И прикусила язык, потому что эскалатор резко, как он один умеет, остановился, и всех шатнуло. Друзьям до схода оставалось совсем немного; они разобрали крики «Доктора! Доктора!», летевшие из собравшейся толпы. Блёстову нравилась Монолиза, и он решил опередить ее, опередить Николаева, добежать первым. Это удалось ему без труда: «Я – врач!» — твердил он на каждой ступеньке, и люди нехотя расступались, как манекены, в надувании коих преуспел Блёстов. Добравшись до места, он увидел, что на платформе лежит человек и, похоже, ничуть не дышит; Блёстов помнил, как проверяется пульс и проверил: пульс не прощупывался.

— Не пьяный, не пахнет, — оправдывали тело соседи, невольно давая подсказки, в блаженном неведении снабжая шпаргалками Блёстова. – Не припадочный. Видно, сердце у него.

Краем глаза Блёстов отметил, что Монолиза уже здесь и сейчас, как выражался смекалистый Перлз: стоит и ждет подвига, что свойственно дамам всех эпох и народов и дает их рыцарям право на приставку «моно» , пусть даже с другими прозвищами. Николаев бессмысленно хватал лежавшего то за руку, то за ворот, и поминутно приподнимал ему веки в надежде, что это поможет, как помогало одному сказочному герою, однако под веками было белым-бело, с прогалинами собачьей желтизны.

Блёстов разодрал на мужчине пальто, сел на корточки, хотя удобнее было бы встать на колени, сложил себе ладони («чтобы не сложить тебе» — пролетела, кукуя, циничная мысль) и приступил к чуду оживления человека.

— Молодчина какой, — дышали вокруг.

Шапка съехала Блёстову на глаза, он вспотел, переходя от бледной, в малиновых точечках, груди к губам – и обратно. О марлевых повязках и носовых платках от гигиены и для профилактики Блёстов не вспоминал.  Он работал, как заведенный – мечтая, моля об удаче: это был он, Блёстов, как он есть, здесь и сейчас, и этот законченный образ запечатлевался в сознании взволнованных зевак бетонным гештальтом, среди которых была и та, ради которой он, собственно говоря, и старался; вот еще немного… мужчина вдруг дернулся и начал кашлять; тогда, заслышав этот кашель, Блёстов  напрягся сверх мыслимого, надавил и оглушительно пукнул.

Горное эхо, пронзая толпу вокруг тела, разлетелось по станции.

Спасенный шевелил руками и ногами, понемногу садился; к нему уже направлялись настоящие халаты с чемоданами, а Николаев радостно и негромко напевал фамилию родоначальника гештальта.

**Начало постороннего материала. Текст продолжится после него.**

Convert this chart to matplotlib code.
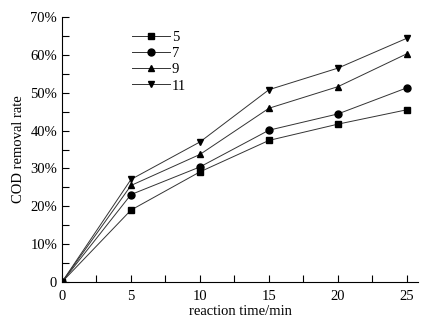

— Остановись, мгновенье, здесь и сейчас, — сказал он Монолизе, которая покраснела и улыбалась, глядя в сторону.

Блёстов распрямился. Поправил шапку.

— Вы молодец, — говорили ему, — как ваша фамилия.

Блёстов замотал головой и начал пятиться в двери подоспевшего поезда.

Николаев крикнул фамилию, но другую, не Блёстова, а все того же ученого аналитика.

Оживший же поглядел под себя. Он сидел, по-собачьи встряхивался, не в силах понять, где это он здесь и что будет сейчас.